Shutdown
5:00 am
Thu October 3, 2013

CDC Hampered By Government Shutdown

Credit Centers for Disease Control and Prevention

The Atlanta-based Centers for Disease Control and Prevention says the government shutdown is taking a toll on its work, causing a potential risk to the nation’s health.

As heard on the radio

CDC spokeswoman Barbara Reynolds says three days into the government shut down, the vast majority of the center’s programs have been shuttered.

“We have world-renowned scientists who have been told they can’t read their email, can’t answer their phone, can’t boot up their laptop,” Reynolds says.

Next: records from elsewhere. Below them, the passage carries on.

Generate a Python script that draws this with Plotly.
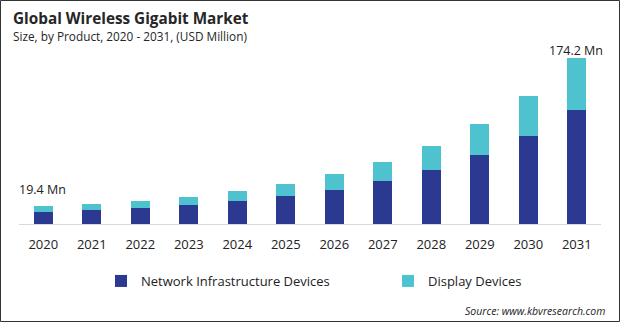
import plotly.graph_objects as go

years = ["2020", "2021", "2022", "2023", "2024", "2025", "2026", "2027", "2028", "2029", "2030", "2031"]
network = [13.0, 14.7, 16.8, 19.9, 24.1, 29.4, 35.7, 45.1, 56.7, 72.4, 92.3, 119.6]
display = [6.4, 6.3, 7.3, 8.4, 10.5, 12.6, 16.8, 19.9, 25.2, 32.5, 42.0, 54.6]
series_names = ["Network Infrastructure Devices", "Display Devices"]
first_label = "19.4 Mn"
last_label = "174.2 Mn"

W, H = 620, 322
ML, MR, MT, MB = 19, 19, 40, 98
PW = W - ML - MR
PH = H - MT - MB
ymax = 174.2 * PH / 166.0

NAVY = "#2B3990"
CYAN = "#4EC3CF"
FONT = "Open Sans"

fig = go.Figure()
fig.add_trace(go.Bar(x=years, y=network, name=series_names[0], marker_color=NAVY,
                     marker_line_width=0, legend="legend"))
fig.add_trace(go.Bar(x=years, y=display, name=series_names[1], marker_color=CYAN,
                     marker_line_width=0, legend="legend2"))

totals = [a + b for a, b in zip(network, display)]

fig.add_annotation(x=0, y=totals[0], text=first_label, showarrow=False,
                   xanchor="center", yanchor="bottom", yshift=6, xshift=-1,
                   font=dict(family=FONT, size=12.5, color="#222222"))
fig.add_annotation(x=len(years) - 1, y=totals[-1], text=last_label, showarrow=False,
                   xanchor="center", yanchor="bottom", yshift=-3, xshift=-1,
                   font=dict(family=FONT, size=12.5, color="#222222"))


def px_x(p):
    return (p - ML) / PW


def px_y(p):
    return 1 - (p - MT) / PH


# title and subtitle
fig.add_annotation(xref="paper", yref="paper", x=px_x(11), y=px_y(18), text="<b>Global Wireless Gigabit Market</b>",
                   showarrow=False, xanchor="left", yanchor="middle",
                   font=dict(family=FONT, size=15.3, color="#262626"))
fig.add_annotation(xref="paper", yref="paper", x=px_x(11), y=px_y(36), text="Size, by Product, 2020 - 2031, (USD Million)",
                   showarrow=False, xanchor="left", yanchor="middle",
                   font=dict(family=FONT, size=11.8, color="#262626"))
fig.add_annotation(xref="paper", yref="paper", x=px_x(607), y=px_y(311), text="<i>Source: www.kbvresearch.com</i>",
                   showarrow=False, xanchor="right", yanchor="middle",
                   font=dict(family=FONT, size=10.5, color="#222222"))

# frame
fig.add_shape(type="rect", xref="paper", yref="paper",
              x0=px_x(0.5), x1=px_x(619.5), y0=px_y(321.5), y1=px_y(0.5),
              line=dict(color="#333333", width=1))

legend_common = dict(orientation="h", xanchor="left", yanchor="middle",
                     font=dict(family=FONT, size=13, color="#222222"),
                     itemwidth=30, bgcolor="rgba(0,0,0,0)")

fig.update_layout(
    width=W, height=H,
    margin=dict(l=ML, r=MR, t=MT, b=MB, pad=0),
    barmode="stack", bargap=0.6,
    plot_bgcolor="white", paper_bgcolor="white",
    showlegend=True,
    legend=dict(x=px_x(101), y=px_y(281), **legend_common),
    legend2=dict(x=px_x(388), y=px_y(281), **legend_common),
    xaxis=dict(type="category", range=[-0.5, len(years) - 0.5], showgrid=False, showline=True,
               linecolor="#D9D9D9", linewidth=1,
               ticks="", tickfont=dict(family=FONT, size=13, color="#222222"), ticklabelstandoff=8),
    yaxis=dict(range=[0, ymax], visible=False, showgrid=False, zeroline=False),
    font=dict(family=FONT),
)

fig.write_html("out.html")
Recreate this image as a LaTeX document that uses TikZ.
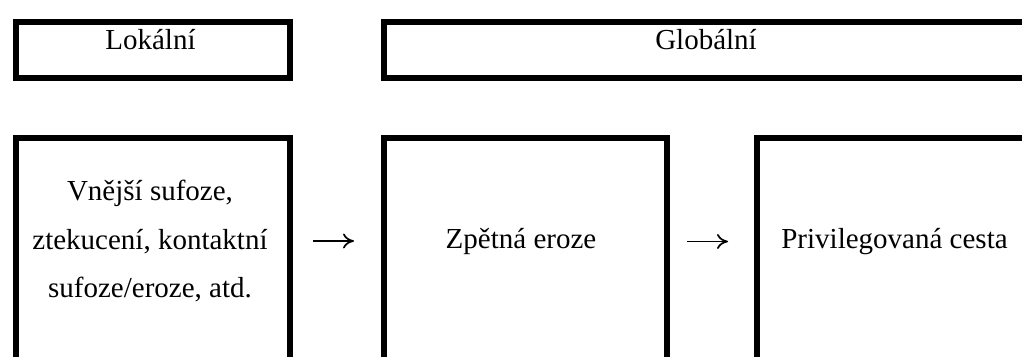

Reynolds says about 9,000 CDC employees nationwide have been furloughed, around 6,000 of which are in the Atlanta area.

There are some people working in CDC offices nationwide and in Atlanta that aren’t affected by the furloughs. Reynolds says they’re part of the Commissioned Corp., a federal uniformed service of doctors and scientists paid out of federal coffers not affected by the shutdown.

Reynolds says with the bare-bones staff, the CDC’s ability to research and prevent emerging diseases is hampered.

“Those are important programs that help protect Americans and keep them safe and we’re not being able to do that because the immediate threat is not apparent,” Reynolds says.

She says most at risk is the center’s ability to detect and research food-borne diseases.

“We have a patchwork of surveillance doing disease detection across the country, and that patchwork has great big holes in it,” Reynolds says.

Alison, who declined to give her last name, is a furloughed CDC employee who works in the policy department.

“For my colleagues as well as myself, you feel insulted. You try to work really hard; you try to keep Americans safe,” Alison says.  

She says on a personal and professional level, the shutdown has her on edge.

“I’m the bread winner for my family, so I’m the only paycheck we have,” Alison says. “So I don’t know how long it’s going to last, how I’m going to get my bills paid.”

Alison’s husband doesn’t work, and the two have a daughter in second grade.

Alison says she’s not sure whether she’ll receive a paycheck covering her work through Sept. 20. She says her family fell into debt during the recession and is still trying to climb out, and she’s not sure how long her family can go without a paycheck.

“I worked in the nonprofit world for a long time. I didn’t have a pension, didn’t have a lot of savings, so I’m not very deep in savings,” Alison says.

Alison says she’s using her spare time to find other work.